Published: 06 January 2019 Publication History

Abstract

In this paper we study the adaptivity of submodular maximization. Adaptivity quantifies the number of sequential rounds that an algorithm makes when function evaluations can be executed in parallel. Adaptivity is a fundamental concept that is heavily studied across a variety of areas in computer science, largely due to the need for parallelizing computation. For the canonical problem of maximizing a monotone submodular function under a cardinality constraint, it is well known that a simple greedy algorithm achieves a 1 - 1/e approximation [NWF78] and that this approximation is optimal for polynomial-time algorithms [NW78]. Somewhat surprisingly, despite extensive efforts on submodular optimization for large-scale datasets, until very recently there was no known algorithm that achieves a constant factor approximation for this problem whose adaptivity is sublinear in the size of the ground set n.

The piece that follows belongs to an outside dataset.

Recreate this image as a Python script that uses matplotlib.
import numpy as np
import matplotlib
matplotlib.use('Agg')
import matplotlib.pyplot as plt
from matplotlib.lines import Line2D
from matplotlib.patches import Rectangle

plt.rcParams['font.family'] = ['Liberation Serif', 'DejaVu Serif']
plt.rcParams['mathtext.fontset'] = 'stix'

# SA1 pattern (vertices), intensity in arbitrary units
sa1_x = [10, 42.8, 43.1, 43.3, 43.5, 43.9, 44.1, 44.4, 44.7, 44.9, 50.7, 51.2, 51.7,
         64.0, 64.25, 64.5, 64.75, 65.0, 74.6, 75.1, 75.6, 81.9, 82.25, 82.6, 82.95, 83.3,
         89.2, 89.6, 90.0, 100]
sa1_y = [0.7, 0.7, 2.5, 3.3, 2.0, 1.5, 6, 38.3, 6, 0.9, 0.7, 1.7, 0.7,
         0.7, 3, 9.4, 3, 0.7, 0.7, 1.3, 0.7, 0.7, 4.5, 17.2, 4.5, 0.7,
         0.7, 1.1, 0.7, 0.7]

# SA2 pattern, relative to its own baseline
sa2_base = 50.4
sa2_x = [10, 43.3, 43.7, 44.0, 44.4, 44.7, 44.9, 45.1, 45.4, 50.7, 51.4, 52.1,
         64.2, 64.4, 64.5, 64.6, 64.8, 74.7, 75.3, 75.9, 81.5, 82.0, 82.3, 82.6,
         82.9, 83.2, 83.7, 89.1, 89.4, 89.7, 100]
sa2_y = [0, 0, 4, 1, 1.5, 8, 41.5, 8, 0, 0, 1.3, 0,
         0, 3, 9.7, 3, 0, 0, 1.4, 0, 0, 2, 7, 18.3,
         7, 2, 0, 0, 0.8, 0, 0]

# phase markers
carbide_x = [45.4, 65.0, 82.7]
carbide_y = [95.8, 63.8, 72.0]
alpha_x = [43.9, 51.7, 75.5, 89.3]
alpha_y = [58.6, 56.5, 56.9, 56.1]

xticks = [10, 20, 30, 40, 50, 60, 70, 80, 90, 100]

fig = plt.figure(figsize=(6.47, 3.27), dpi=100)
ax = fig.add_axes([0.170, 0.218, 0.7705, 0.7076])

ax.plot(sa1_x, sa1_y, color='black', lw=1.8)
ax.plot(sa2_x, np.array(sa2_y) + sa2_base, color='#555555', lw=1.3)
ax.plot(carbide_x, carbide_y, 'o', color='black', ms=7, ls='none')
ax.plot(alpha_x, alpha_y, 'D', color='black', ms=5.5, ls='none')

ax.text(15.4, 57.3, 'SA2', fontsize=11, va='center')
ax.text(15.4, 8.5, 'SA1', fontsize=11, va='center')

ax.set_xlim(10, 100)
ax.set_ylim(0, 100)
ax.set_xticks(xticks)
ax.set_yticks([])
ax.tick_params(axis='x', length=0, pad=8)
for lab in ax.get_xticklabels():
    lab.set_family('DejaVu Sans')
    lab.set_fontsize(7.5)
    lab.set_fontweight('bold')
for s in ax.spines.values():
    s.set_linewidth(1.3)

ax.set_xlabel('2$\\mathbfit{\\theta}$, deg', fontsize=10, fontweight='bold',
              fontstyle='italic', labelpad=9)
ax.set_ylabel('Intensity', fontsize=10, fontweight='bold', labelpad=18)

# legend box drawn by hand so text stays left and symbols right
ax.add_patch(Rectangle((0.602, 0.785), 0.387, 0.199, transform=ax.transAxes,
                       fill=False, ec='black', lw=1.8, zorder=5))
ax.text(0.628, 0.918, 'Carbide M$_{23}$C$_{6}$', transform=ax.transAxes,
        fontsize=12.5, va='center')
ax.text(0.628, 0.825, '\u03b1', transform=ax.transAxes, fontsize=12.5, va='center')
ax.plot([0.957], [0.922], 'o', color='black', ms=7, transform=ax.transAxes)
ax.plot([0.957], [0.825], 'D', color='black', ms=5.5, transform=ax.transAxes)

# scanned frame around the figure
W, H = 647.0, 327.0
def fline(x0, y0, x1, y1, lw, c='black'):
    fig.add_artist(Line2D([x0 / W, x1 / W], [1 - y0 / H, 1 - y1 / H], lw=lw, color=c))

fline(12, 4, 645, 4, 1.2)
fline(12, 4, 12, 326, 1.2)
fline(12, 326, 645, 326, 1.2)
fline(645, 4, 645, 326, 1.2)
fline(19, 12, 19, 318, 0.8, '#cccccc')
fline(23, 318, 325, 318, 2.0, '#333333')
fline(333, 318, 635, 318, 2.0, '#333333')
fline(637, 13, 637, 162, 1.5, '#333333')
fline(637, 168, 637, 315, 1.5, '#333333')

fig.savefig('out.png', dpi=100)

Recent work by [BS18] describes an algorithm that obtains an approximation arbitrarily close to 1/3 in O(logn) adaptive rounds and shows that no algorithm can obtain a constant factor approximation in õ(log n) adaptive rounds. This approach achieves an exponential speedup in adaptivity (and parallel running time) at the expense of approximation quality.
In this paper we describe a novel approach that yields an algorithm whose approximation is arbitrarily close to the optimal 1 - 1/eguarantee in O(log n) adaptive rounds. This algorithm therefore achieves an exponential speedup in parallel running time for submodular maximization at the expense of an arbitrarily small loss in approximation quality. This guarantee is optimal in both approximation and adaptivity, up to lower order terms.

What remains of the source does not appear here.